In the normal world, people in their fifties and sixties can be stern towards those blundering around in early adulthood, but the lessons are tempered by at a least a small degree of sympathy, even kindness. Here those with power and experience on their side do as much as they can to destroy any feelings of worth in their young victims. It is the strong bullying the weak for our delectation. In the episode that I saw this week, a perfectly nice woman, who clearly is not going to win, was told that she was useless, a waste of space, did nothing for anyone. The attack on her was sustained and unnecessarily personal.
What makes the programme morally revolting is that the lesson communicated by this embittered trio and their cynical paymasters at the BBC is aimed at the young. Be pitiless is the message. The more you bully the weak, the better you will do in life.
To judge from the television schedules, it is not youth that is running riot but the resentfully ageing. Perhaps executives are experiencing a mid-life crisis and are expressing their flabby rage through their programmes. Earlier this week, there was an edition of The Weakest Link in which all the contestants were Wags, the wives and girlfriends of footballers.
But what was the point? It was, of course, to allow TV’s Madame Whiplash to reveal to the nation how stupid these young woman were, and then laugh at them. By all accounts, the Wags obliged. “In waterfowl, what D is the general name for the female equivalent of a drake?” one was asked. “A dragon” came the answer. How triumphant Anne Robinson must have felt as, on behalf her generation, she wreaked her sour revenge on a group of younger, prettier women.

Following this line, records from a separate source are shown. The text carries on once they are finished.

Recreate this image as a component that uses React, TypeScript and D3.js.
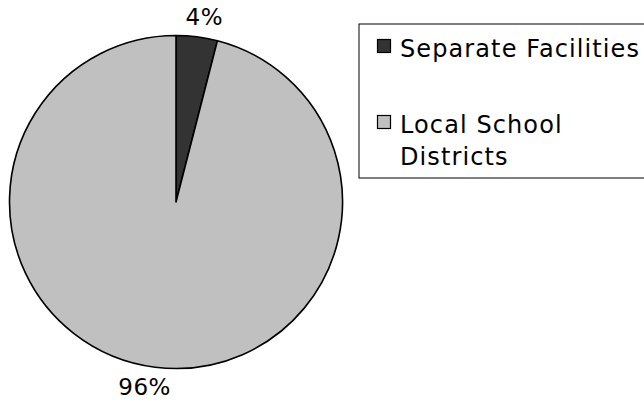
import React, { useEffect, useRef } from "react";
import * as d3 from "d3";

// slice data (share of total)
const categories = ["Separate Facilities", "Local School Districts"];
const values = [4, 96];
const labels = ["4%", "96%"];
const colors = ["#333333", "#c0c0c0"];

// legend lines (the second entry wraps)
const legendLines = [["Separate Facilities"], ["Local School", "Districts"]];

const App = () => {
  const ref = useRef<SVGSVGElement>(null);

  useEffect(() => {
    const svg = d3.select(ref.current);
    svg.selectAll("*").remove();

    const width = 644;
    const height = 404;
    const cx = 176;
    const cy = 202;
    const radius = 166.5;
    const font = "DejaVu Sans, Verdana, sans-serif";

    svg.attr("width", width).attr("height", height);

    const pie = d3.pie<number>().sort(null).value(d => d);
    const arcs = pie(values);
    const arc = d3.arc<d3.PieArcDatum<number>>().innerRadius(0).outerRadius(radius);

    const g = svg.append("g").attr("transform", `translate(${cx},${cy})`);

    g.selectAll("path")
      .data(arcs)
      .join("path")
      .attr("d", arc)
      .attr("fill", (d, i) => colors[i])
      .attr("stroke", "#000")
      .attr("stroke-width", 1.6)
      .attr("stroke-linejoin", "round");

    // percent labels outside the pie
    const labelArc = d3.arc<d3.PieArcDatum<number>>().innerRadius(radius + 20).outerRadius(radius + 20);
    g.selectAll("text.pct")
      .data(arcs)
      .join("text")
      .attr("class", "pct")
      .attr("x", d => {
        const [x] = labelArc.centroid(d);
        return x + (x >= 0 ? 5 : -8);
      })
      .attr("y", d => labelArc.centroid(d)[1])
      .attr("text-anchor", "middle")
      .attr("dominant-baseline", "central")
      .attr("font-family", font)
      .attr("font-size", 23)
      .attr("letter-spacing", 0.5)
      .attr("fill", "#000")
      .text((d, i) => labels[i]);

    // legend box (runs off the right edge)
    const legend = svg.append("g").attr("transform", "translate(359,24)");
    legend.append("rect")
      .attr("x", 0)
      .attr("y", 0)
      .attr("width", 320)
      .attr("height", 154)
      .attr("fill", "#fff")
      .attr("stroke", "#000")
      .attr("stroke-width", 1);

    const rowBase = [33, 109];
    legendLines.forEach((lines, i) => {
      legend.append("rect")
        .attr("x", 18.5)
        .attr("y", rowBase[i] - 17.5)
        .attr("width", 13)
        .attr("height", 13)
        .attr("fill", colors[i])
        .attr("stroke", "#000")
        .attr("stroke-width", 1.2);
      lines.forEach((t, j) => {
        legend.append("text")
          .attr("x", 41)
          .attr("y", rowBase[i] + j * 32)
          .attr("font-family", font)
          .attr("font-size", 24)
          .attr("letter-spacing", 1.1)
          .attr("fill", "#000")
          .text(t);
      });
    });
  }, []);

  return <svg ref={ref} style={{ position: "absolute", left: 0, top: 0 }} />;
};

export default App;
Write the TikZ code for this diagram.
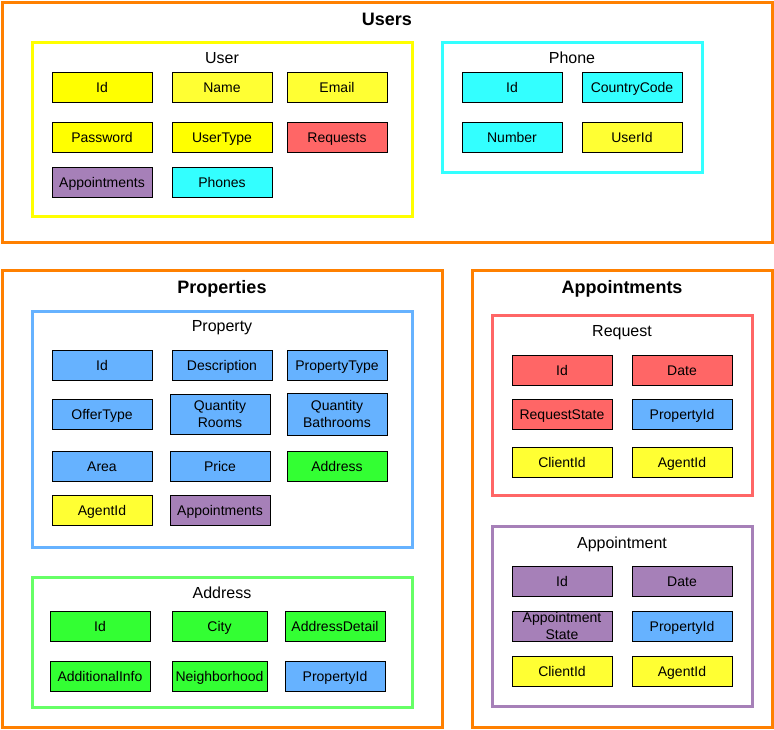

The grumpy old men and women are now in control, and their idea of entertainment is to lash out at future generations, implicitly encouraging them to behave with the kind of sneery, bullying yobbishness embodied by Robinson and Sugar. It is pathetic and harmful.
Kirsty’s knees? It’s a scandal!
Kirsty Wark has been inflaming the passions of Newsnight viewers again. After she chaired a discussion in Cannes while wearing a skirt which clearly revealed her knees, there were calls of complaint to the BBC.
All this is oddly familiar. Nearly 30 years ago, Henry Root, a randy right-wing bigot invented by the writer Willie Donaldson, wrote a fan letter to Esther Rantzen, pointing out that her dress was rather revealing for family viewing. “One doesn’t want to see women’s legs in one’s lounge-room when kiddies are still up and about,” he wrote, adding, “Could you possibly oblige with a photo?”
Standards of clammy-palmed censoriousness are clearly being maintained. Mary Whitehouse would be proud.
* For lawn-obsessives and golfers, there is grave news. Moles are burrowing their way across our land in increasing numbers. There are 65 per cent more of them today than there were 10 years ago. The current population estimate is 33 million.
There are various reasons why now is a good time to be a mole. The EU has banned the use of strychnine in their control. A series of mild winters has helped. And it is claimed that the 2001 foot-and-mouth outbreak restricted the work of molecatchers.
Moles enrage people because, like grey squirrels, they tend to have the last word. My aunt, not a notably pious woman, swore that the only way to move them on was to kneel beside a molehill and pray. In fact, we should be cheering them on – moles are doing heroic environmental work. As Elizabeth Barrett Browning wrote, “The ground swells greenest o’er the labouring moles.”